The good news is that there seemed to be a concerted effort to address roster shortcomings and get some help for Brady. Harry’s selection augmented a roster that sports Edelman and a bunch of receiver retreads and unknowns. The Patriots also added some insurance at left tackle with West Virginia’s Yodny Cajuste in the third.
But it wouldn’t be a Patriots draft if they didn’t make some unorthodox decisions and unexpected selections. With Gronkowski’s retirement leaving a gaping hole at tight end, the Patriots, of course, didn’t take a tight end.
On Saturday, one pick after the Houston Texans took San Diego State tight end Kahale Warring with the 86th pick, the Patriots drafted Harris. It was a puzzling pick and dubious value considering the Patriots are stocked at running back. You didn’t need to take Brandon Bolden’s replacement or a James Develin upgrade as the short-yardage runner in the third round.
Arkansas has become the new Rutgers for the Patriots, especially with former Razorbacks coach Bret Bielema on the Patriots coaching staff now. With their first selection Saturday, New England drafted an Arkansas guard in the fourth round who sounds like a “Game of Thrones” character.
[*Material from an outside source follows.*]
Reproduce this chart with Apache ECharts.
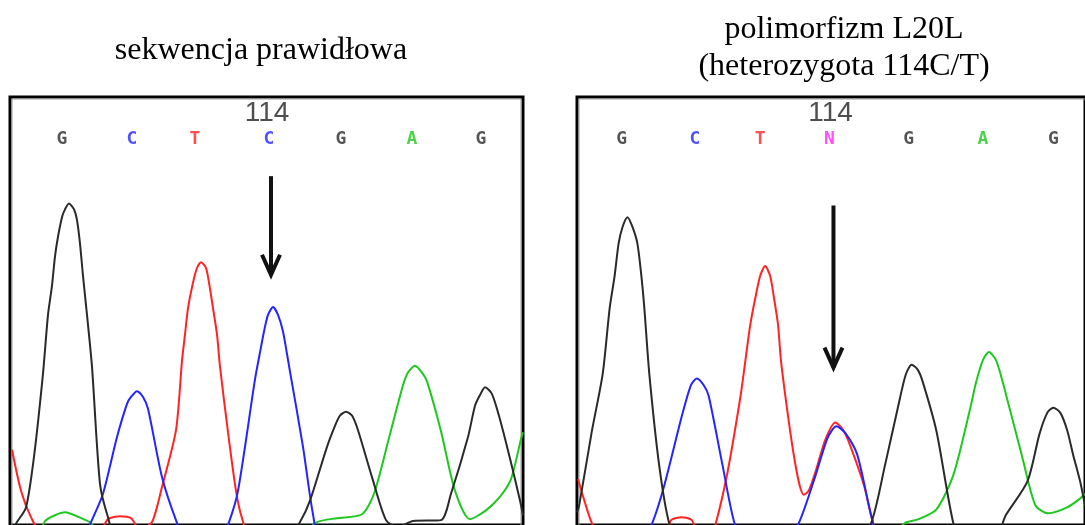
<!DOCTYPE html>
<html>
<head>
<meta charset="utf-8">
<script src="https://cdn.jsdelivr.net/npm/echarts@6/dist/echarts.min.js"></script>
<style>
  html, body { margin: 0; padding: 0; background: #fff; }
  #chart { width: 1085px; height: 525px; }
</style>
</head>
<body>
<div id="chart"></div>
<script>
// Sanger chromatogram fragment around position 114: reference vs. heterozygous C/T sample.
// x = scan position within the trace window, y = fluorescence intensity.

const titleRef = 'sekwencja prawidłowa';
const titleHet = 'polimorfizm L20L\n(heterozygota 114C/T)';

const basesRef = ['G', 'C', 'T', 'C', 'G', 'A', 'G'];
const basesHet = ['G', 'C', 'T', 'N', 'G', 'A', 'G'];
const basePosRef = [52, 122, 185, 259, 331, 402, 471];
const basePosHet = [45, 119, 185, 255, 335, 410, 481];
const positionLabel = '114';
const positionLabelX = [257, 256];
const markedIndex = 3;

// reference trace (sekwencja prawidłowa)
const refG = [[0,-10],[7,3],[16,18],[24,70],[33,155],[38,215],[42,245],[45,275],[48,295],[52,315],[55,323],[59,329],[64,323],[67,312],[70,288],[73,255],[77,215],[82,162],[90,42],[98,8],[106,-10],[280,-10],[290,3],[300,25],[317,80],[326,104],[330,112],[336,116],[342,112],[348,97],[362,49],[376,5],[388,-2],[403,4],[431,5],[441,32],[458,90],[465,122],[470,133],[475,141],[482,134],[490,108],[500,68],[510,25],[513,10]];
const refC = [[0,-10],[75,-10],[81,3],[93,32],[107,90],[117,124],[121,131],[127,137],[133,131],[138,119],[152,49],[166,5],[174,-10],[212,-10],[219,3],[228,35],[245,149],[251,182],[254,198],[258,215],[263,223],[268,215],[273,198],[277,175],[280,157],[293,80],[303,11],[310,-10],[513,-10]];
const refT = [[2,77],[11,35],[21,8],[30,-5],[90,-5],[98,6],[110,9],[121,7],[130,-5],[142,3],[152,39],[166,97],[172,168],[175,195],[178,222],[183,248],[187,263],[191,269],[196,263],[199,248],[203,222],[207,195],[210,162],[218,95],[226,35],[232,7],[240,-10],[513,-10]];
const refA = [[0,-10],[28,-10],[35,4],[45,10],[55,13],[69,8],[81,2],[90,-10],[290,-10],[307,3],[327,7],[352,11],[364,32],[379,89],[393,143],[398,156],[405,163],[412,156],[417,147],[431,96],[445,35],[460,6],[476,15],[490,29],[501,47],[511,88],[513,95]];

// heterozygous trace (114C/T)
const hetG = [[0,13],[2,19],[15,96],[26,155],[33,222],[38,255],[42,288],[46,305],[51,315],[56,305],[61,288],[65,255],[68,222],[73,155],[83,61],[93,2],[101,-10],[283,-10],[297,2],[311,61],[324,120],[332,154],[338,164],[344,159],[349,147],[363,96],[380,2],[388,-10],[423,-10],[433,10],[455,45],[467,93],[475,115],[481,120],[488,115],[495,97],[501,72],[508,45],[513,20]];
const hetC = [[0,-10],[68,-10],[76,2],[88,40],[106,112],[115,143],[121,150],[128,143],[133,132],[147,61],[159,2],[168,-10],[213,-10],[224,2],[241,51],[253,89],[262,101],[271,94],[283,72],[298,6],[305,-10],[513,-10]];
const hetT = [[1,47],[8,23],[15,2],[23,-10],[88,-10],[95,5],[106,8],[116,5],[123,-10],[135,-10],[140,1],[152,54],[165,131],[170,168],[175,205],[180,232],[185,255],[190,265],[195,255],[199,232],[203,205],[206,168],[214,105],[220,65],[225,40],[229,31],[234,35],[241,55],[251,88],[261,105],[269,97],[276,81],[290,40],[298,6],[305,-10],[513,-10]];
const hetA = [[0,-10],[318,-10],[331,2],[345,6],[363,16],[380,51],[397,119],[403,146],[410,169],[416,177],[423,169],[430,146],[450,68],[463,20],[476,12],[495,18],[508,27],[513,32]];

const baseColor = { G: '#2a2a2a', C: '#2424ff', T: '#ff2424', A: '#1fc81f', N: '#ff24ff' };
const traceColor = { G: '#2a2a2a', C: '#2424ff', T: '#ff2424', A: '#1fc81f' };

const SCAN_MAX = 513;
const INT_MAX = 438;
const LETTER_Y = 395;
const POSITION_Y = 421;
const arrowRef = { x: 261, from: 357, to: 254 };
const arrowHet = { x: 259, from: 327, to: 159 };

const panels = [
  { left: 10, traces: { G: refG, C: refC, T: refT, A: refA }, bases: basesRef, pos: basePosRef, arrow: arrowRef },
  { left: 577, traces: { G: hetG, C: hetC, T: hetT, A: hetA }, bases: basesHet, pos: basePosHet, arrow: arrowHet }
];
const GRID_TOP = 97, GRID_W = 513, GRID_H = 438;

const chart = echarts.init(document.getElementById('chart'), null, { renderer: 'canvas' });

const series = [];
panels.forEach((p, i) => {
  ['A', 'T', 'C', 'G'].forEach(b => {
    series.push({
      type: 'line', xAxisIndex: i, yAxisIndex: i, data: p.traces[b],
      smooth: 0.25, showSymbol: false, symbol: 'none', clip: true,
      lineStyle: { color: traceColor[b], width: 2 }, z: 3
    });
  });
  series.push({
    type: 'scatter', xAxisIndex: i, yAxisIndex: i, symbolSize: 0, z: 5,
    data: p.bases.map((b, k) => ({
      value: [p.pos[k], LETTER_Y],
      label: { formatter: b, color: baseColor[b] }
    })),
    label: { show: true, position: 'inside', fontFamily: 'DejaVu Sans Mono', fontWeight: 'bold', fontSize: 18 }
  });
  series.push({
    type: 'scatter', xAxisIndex: i, yAxisIndex: i, symbolSize: 0, z: 6,
    data: [{ value: [positionLabelX[i], POSITION_Y] }],
    label: { show: true, position: 'inside', formatter: positionLabel, color: '#222',
             fontFamily: 'Liberation Sans', fontSize: 28 }
  });
});

chart.setOption({
  animation: false,
  backgroundColor: '#fff',
  title: [
    { text: titleRef, left: 256, top: 30, textAlign: 'center',
      textStyle: { fontFamily: 'Liberation Serif', fontWeight: 'normal', fontSize: 32, color: '#000' } },
    { text: titleHet, left: 839, top: 6, textAlign: 'center',
      textStyle: { fontFamily: 'Liberation Serif', fontWeight: 'normal', fontSize: 32, lineHeight: 37, color: '#000' } }
  ],
  grid: panels.map(p => ({
    left: p.left, top: GRID_TOP, width: GRID_W, height: GRID_H,
    show: true, backgroundColor: '#fff', borderColor: '#000', borderWidth: 3
  })),
  xAxis: panels.map((p, i) => ({ type: 'value', gridIndex: i, min: 0, max: SCAN_MAX, show: false })),
  yAxis: panels.map((p, i) => ({ type: 'value', gridIndex: i, min: 0, max: INT_MAX, show: false })),
  series: series
});

// inner grey frame line and the arrows pointing at position 114
const graphics = [];
panels.forEach((p, i) => {
  graphics.push({
    type: 'rect', silent: true, z: 1,
    shape: { x: p.left + 2, y: GRID_TOP + 2, width: GRID_W - 4, height: GRID_H },
    style: { fill: null, stroke: '#9a9a9a', lineWidth: 1 }
  });
  const top = chart.convertToPixel({ gridIndex: i }, [p.arrow.x, p.arrow.from]);
  const tip = chart.convertToPixel({ gridIndex: i }, [p.arrow.x, p.arrow.to]);
  graphics.push({
    type: 'line', z: 10, silent: true,
    shape: { x1: tip[0], y1: top[1], x2: tip[0], y2: tip[1] - 2 },
    style: { stroke: '#111', lineWidth: 4 }
  });
  graphics.push({
    type: 'polyline', z: 10, silent: true,
    shape: { points: [[tip[0] - 9, tip[1] - 22], [tip[0], tip[1] - 2], [tip[0] + 9, tip[1] - 22]] },
    style: { stroke: '#111', lineWidth: 4, fill: null, lineJoin: 'miter' }
  });
});
chart.setOption({ graphic: graphics });
</script>
</body>
</html>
Meet Hjalte Froholdt, the first of his name, protector of the QB, breaker of defensive linemen, and warden of the line of scrimmage.
The Patriots made a bold pick on Day 3. No, it wasn’t selecting a potential heir/air apparent to Brady in the fourth round, Auburn QB Jarrett Stidham, an untapped talent.
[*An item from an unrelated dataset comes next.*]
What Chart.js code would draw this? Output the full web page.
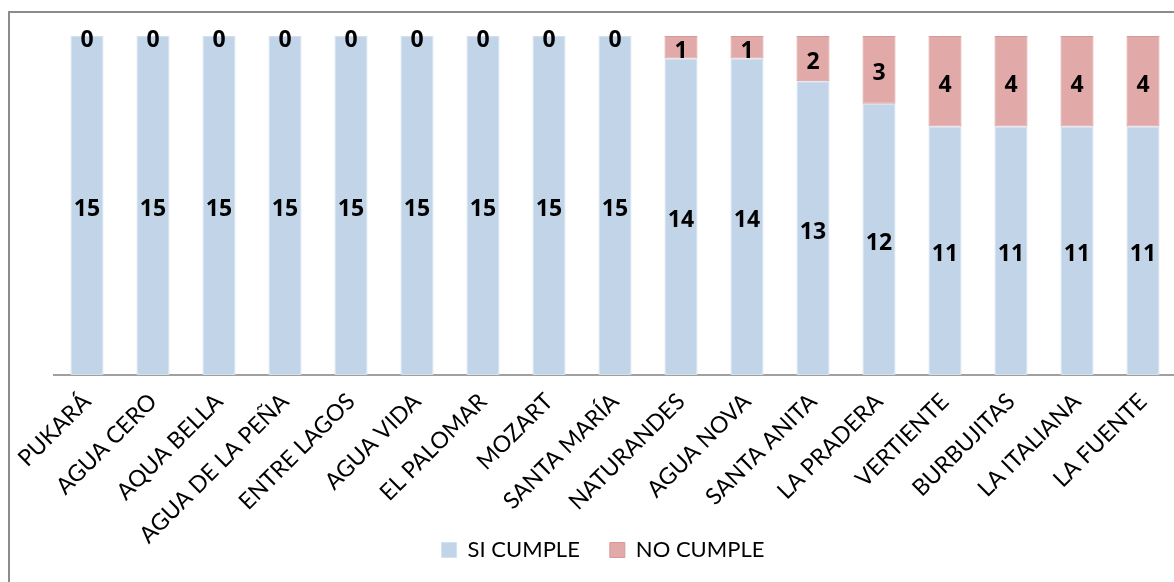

It came when they selected a right-footed punter in the fifth round, Stanford’s Jake Bailey. Belichick moving up four spots to draft a punter who can also kick off is peak Patriots. It’s trolling the rest of the unwashed league. But given Belichick’s well-documented affinity for left-footed punters and the spin they can produce it’s heresy. Ryan Allen is officially on notice if His Hoodiness likes a righty this much.
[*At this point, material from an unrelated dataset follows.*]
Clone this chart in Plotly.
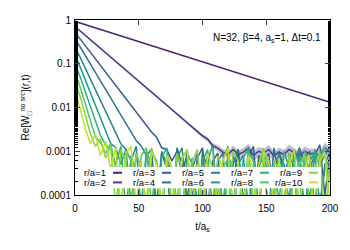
import plotly.graph_objects as go

# ---------------- data ----------------
t = [0, 0.1] + list(range(4, 201, 4))

w_r1 = [1, 0.93, 0.857, 0.787, 0.723, 0.664, 0.610, 0.560, 0.514, 0.472, 0.434, 0.398, 0.366, 0.336,
        0.308, 0.283, 0.260, 0.239, 0.219, 0.201, 0.185, 0.170, 0.156, 0.143, 0.132, 0.121, 0.111,
        0.102, 0.0935, 0.0859, 0.0789, 0.0724, 0.0665, 0.0611, 0.0561, 0.0515, 0.0473, 0.0435,
        0.0399, 0.0366, 0.0337, 0.0309, 0.0284, 0.0261, 0.0239, 0.0220, 0.0202, 0.0185, 0.0170,
        0.0156, 0.0144, 0.0132]
w_r2 = [1, 0.688, 0.562, 0.447, 0.355, 0.282, 0.224, 0.178, 0.141, 0.112, 0.0891, 0.0708, 0.0562,
        0.0447, 0.0355, 0.0282, 0.0224, 0.0178, 0.0141, 0.0112, 0.00891, 0.00708, 0.00562, 0.00447,
        0.00355, 0.00282, 0.00224, 0.0019, 0.00135, 0.00118, 0.00095, 0.00085, 0.0011, 0.00085,
        0.00095, 0.0012, 0.0008, 0.001, 0.0009, 0.0011, 0.00078, 0.00095, 0.00085, 0.0011, 0.0009,
        0.00075, 0.001, 0.00088, 0.0009, 0.0008, 0.0012, 0.00095]
err_r2 = [0, 0, 0, 0, 0, 0, 0, 0, 0, 0, 0, 0, 0, 0, 0, 0, 0, 0, 0, 0.01, 0.02, 0.03, 0.04, 0.05,
          0.06, 0.08, 0.1, 0.12, 0.14, 0.16, 0.18, 0.2, 0.22, 0.22, 0.24, 0.24, 0.25, 0.25, 0.26,
          0.26, 0.27, 0.27, 0.28, 0.28, 0.28, 0.29, 0.29, 0.3, 0.3, 0.3, 0.3, 0.3]
w_r3 = [1, 0.50, 0.370, 0.261, 0.184, 0.129, 0.0912, 0.0643, 0.0453, 0.0319, 0.0225, 0.0158, 0.0112,
        0.00787, 0.00555, 0.00391, 0.00275,
        0.0021, 0.0012, 0.0011, 0.0006, 0.0010, 0.0003, 0.0009, 0.00008, 0.0007, 0.0012,
        0.00005, 0.0006, 0.0009, 0.00003, 0.0008, 0.0002, 0.0011, 0.00006, 0.0007, 0.0013,
        0.00004, 0.0006, 0.0009, 0.00007, 0.0010, 0.0003, 0.0007, 0.00002, 0.0012, 0.0005,
        0.00008, 0.0008, 0.0014, 0.0001, 0.0009]
w_r4 = [1, 0.360, 0.243, 0.155, 0.0990, 0.0632, 0.0404, 0.0258, 0.0165, 0.0105, 0.00671, 0.00428,
        0.00274, 0.00175,
        0.0013, 0.0008, 0.0011, 0.00005, 0.0009, 0.0004, 0.00003, 0.0012, 0.0005, 0.00008,
        0.0007, 0.00002, 0.0010, 0.0004, 0.00006, 0.0006, 0.0009, 0.00003, 0.0005, 0.0011,
        0.00007, 0.0004, 0.00002, 0.0008, 0.0005, 0.00004, 0.0012, 0.0003, 0.00006, 0.0009,
        0.0004, 0.00002, 0.0007, 0.0010, 0.00005, 0.0005, 0.0008, 0.0013]
w_r5 = [1, 0.234, 0.142, 0.0802, 0.0453, 0.0256, 0.0145, 0.00817, 0.00461, 0.00261, 0.00147,
        0.0011, 0.0006, 0.0013, 0.00004, 0.0008, 0.0003, 0.00006, 0.0010, 0.0005, 0.00002,
        0.0007, 0.0012, 0.00005, 0.0004, 0.0009, 0.00003, 0.0006, 0.0014, 0.00007, 0.0005,
        0.00002, 0.0008, 0.0004, 0.00005, 0.0011, 0.0006, 0.00003, 0.0007, 0.0003, 0.00008,
        0.0009, 0.0005, 0.00002, 0.0006, 0.0012, 0.00004, 0.0004, 0.0008, 0.00006, 0.0005, 0.0010]
w_r6 = [1, 0.153, 0.0847, 0.0433, 0.0221, 0.0113, 0.00575, 0.00294, 0.00150,
        0.0012, 0.0005, 0.0011, 0.00006, 0.0009, 0.0004, 0.00003, 0.0010, 0.0006, 0.00005,
        0.0008, 0.0003, 0.00002, 0.0007, 0.0011, 0.00006, 0.0005, 0.00003, 0.0009, 0.0004,
        0.00007, 0.0006, 0.0013, 0.00002, 0.0005, 0.0008, 0.00005, 0.0004, 0.00003, 0.0010,
        0.0006, 0.00004, 0.0007, 0.0003, 0.00008, 0.0011, 0.0005, 0.00002, 0.0006, 0.0009,
        0.00005, 0.0004, 0.0007]
w_r7 = [1, 0.0995, 0.0506, 0.0233, 0.0108, 0.00497, 0.00229,
        0.0014, 0.0011, 0.0005, 0.0013, 0.00004, 0.0008, 0.0003, 0.00006, 0.0010, 0.0005,
        0.00002, 0.0007, 0.0012, 0.00005, 0.0004, 0.00003, 0.0009, 0.0005, 0.00007, 0.0006,
        0.0011, 0.00002, 0.0005, 0.00006, 0.0008, 0.0004, 0.00003, 0.0007, 0.0012, 0.00005,
        0.0004, 0.0009, 0.00002, 0.0006, 0.00007, 0.0010, 0.0004, 0.00003, 0.0008, 0.0005,
        0.00006, 0.0011, 0.0004, 0.00002, 0.0006]
w_r8 = [1, 0.0634, 0.0295, 0.0123, 0.00513, 0.00214,
        0.0016, 0.0009, 0.0015, 0.0004, 0.00005, 0.0010, 0.0006, 0.00003, 0.0008, 0.0012,
        0.00006, 0.0005, 0.00002, 0.0009, 0.0004, 0.00007, 0.0007, 0.0010, 0.00003, 0.0005,
        0.00005, 0.0008, 0.0012, 0.00002, 0.0004, 0.0007, 0.00006, 0.0005, 0.00003, 0.0009,
        0.0006, 0.00004, 0.0011, 0.0004, 0.00007, 0.0006, 0.00002, 0.0008, 0.0005, 0.00005,
        0.0010, 0.0003, 0.00006, 0.0007, 0.0012, 0.00004]
w_r9 = [1, 0.0414, 0.0178, 0.00676, 0.00257,
        0.0013, 0.0019, 0.0007, 0.0013, 0.00005, 0.0011, 0.0006, 0.00003, 0.0009, 0.0004,
        0.00006, 0.0012, 0.0005, 0.00002, 0.0007, 0.00005, 0.0009, 0.0004, 0.00003, 0.0006,
        0.0011, 0.00006, 0.0005, 0.00002, 0.0008, 0.0004, 0.00005, 0.0010, 0.0006, 0.00003,
        0.0007, 0.00007, 0.0005, 0.0012, 0.00002, 0.0006, 0.0004, 0.00005, 0.0009, 0.00003,
        0.0005, 0.0008, 0.00006, 0.0004, 0.0010, 0.00002, 0.0006]
w_r10 = [1, 0.0247, 0.00968, 0.00333,
         0.0015, 0.0024, 0.0008, 0.0017, 0.0004, 0.0012, 0.00004, 0.0009, 0.0013, 0.00006,
         0.0006, 0.00002, 0.0010, 0.0005, 0.00005, 0.0008, 0.0004, 0.00003, 0.0007, 0.0011,
         0.00006, 0.0005, 0.00002, 0.0009, 0.0004, 0.00007, 0.0006, 0.0012, 0.00003, 0.0005,
         0.00005, 0.0008, 0.0004, 0.00002, 0.0010, 0.0006, 0.00006, 0.0007, 0.00003, 0.0005,
         0.0011, 0.00005, 0.0004, 0.0008, 0.00002, 0.0006, 0.0009, 0.00004]

series = [w_r1, w_r2, w_r3, w_r4, w_r5, w_r6, w_r7, w_r8, w_r9, w_r10]
names = ["r/a=%d" % i for i in range(1, 11)]
colors = ["#482173", "#433e85", "#38588c", "#2d708e", "#25858e",
          "#1e9b8a", "#2ab07f", "#52c569", "#86d549", "#c2df23"]
x_ticks = [0, 50, 100, 150, 200]
y_ticks = [1, 0.1, 0.01, 0.001, 0.0001]
y_ticktext = ["1", "0.1", "0.01", "0.001", "0.0001"]

FONT = "Liberation Sans, Arial, sans-serif"
# the page body has an 8px margin, so the figure is shifted by 8px in the window
OFF = 8
PL, PR, PT, PB = 75, 330, 14, 195          # plot area in window pixels
W, H = 350 - OFF, 250 - OFF
ML, MT = PL - OFF, PT - OFF
MR, MB = W - (PR - OFF), H - (PB - OFF)
PW, PH = PR - PL, PB - PT

fig = go.Figure()

# error band for r/a=2
up = [v * (1 + e) for v, e in zip(w_r2, err_r2)]
lo = [v * (1 - e) for v, e in zip(w_r2, err_r2)]
fig.add_trace(go.Scatter(x=t + t[::-1], y=up + lo[::-1], fill="toself",
                         fillcolor="rgba(67,62,133,0.35)", line=dict(width=0),
                         hoverinfo="skip", showlegend=False))

for name, ys, c in zip(names, series, colors):
    fig.add_trace(go.Scatter(x=t, y=ys, mode="lines", name=name,
                             line=dict(color=c, width=1.5), showlegend=False))

def px_x(p):
    return (p - PL) / PW

def px_y(p):
    return (PB - p) / PH

# legend box inside plot (gnuplot style: text then sample)
shapes = [dict(type="rect", xref="paper", yref="paper", x0=px_x(85), x1=px_x(321),
               y0=px_y(188), y1=px_y(166), fillcolor="white", line=dict(width=0), layer="above")]
annotations = []
for i, (name, c) in enumerate(zip(names, colors)):
    col, row = i // 2, i % 2
    xr = 108 + 49 * col
    yy = 172 + 10 * row
    annotations.append(dict(x=px_x(xr), y=px_y(yy), xref="paper", yref="paper", text=name,
                            showarrow=False, xanchor="right", yanchor="middle",
                            font=dict(family=FONT, size=9.5, color="black")))
    shapes.append(dict(type="line", xref="paper", yref="paper", x0=px_x(xr + 5), x1=px_x(xr + 14),
                       y0=px_y(yy), y1=px_y(yy), line=dict(color=c, width=2), layer="above"))

annotations.append(dict(x=px_x(323), y=px_y(33), xref="paper", yref="paper",
                        text="N=32, β=4, a<sub>s</sub>=1, Δt=0.1", showarrow=False,
                        xanchor="right", yanchor="middle",
                        font=dict(family=FONT, size=10, color="black")))

fig.update_layout(
    width=W, height=H, margin=dict(l=ML, r=MR, t=MT, b=MB),
    paper_bgcolor="white", plot_bgcolor="white",
    font=dict(family=FONT, size=10, color="black"),
    shapes=shapes, annotations=annotations, showlegend=False,
)
fig.update_xaxes(range=[0, 200], tickvals=x_ticks, ticks="inside", ticklen=5,
                 showline=True, linecolor="black", linewidth=1, mirror="ticks",
                 showgrid=False, zeroline=False, ticklabelstandoff=4,
                 title=dict(text="t/a<sub>s</sub>", font=dict(family=FONT, size=10), standoff=9))
fig.update_yaxes(type="log", range=[-4, 0], tickvals=y_ticks, ticktext=y_ticktext,
                 ticks="inside", ticklen=5, showline=True, linecolor="black", linewidth=1,
                 mirror="ticks", showgrid=False, zeroline=False, ticklabelstandoff=1,
                 minor=dict(ticks="inside", ticklen=2.5, tickcolor="black", showgrid=False),
                 title=dict(text="Re[W<sub>□</sub><sup>no src</sup>](r,t)",
                            font=dict(family=FONT, size=10), standoff=8))

fig.write_html("out.html")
It was a little surprising the Patriots didn’t double-dip at wideout or dip into a deep pool of safeties with Devin McCourty and Chung advancing in age. Those were areas where the depth in this draft carried into Day 3.
But fate always seems to flip for Foxborough. Plus, contributions from the injury-cursed 2018 draft class are anticipated.
The Patriots are less talented than the team that got a confetti shower in Atlanta. But the same can be said for their primary competitors in the AFC.
The Kansas City Chiefs are poised to lose dynamic receiver Tyreek Hill, embroiled in a child abuse and endangerment controversy that has forced the Chiefs to indefinitely suspend him and will force them to permanently part with him if they have an ounce of morality. The Pittsburgh Steelers shipped away recalcitrant receiver Antonio Brown, and saw franchise-tag hostage Le’Veon Bell depart for the New York Jets.
The Patriots need this draft class to hit, but they remain the class of the AFC.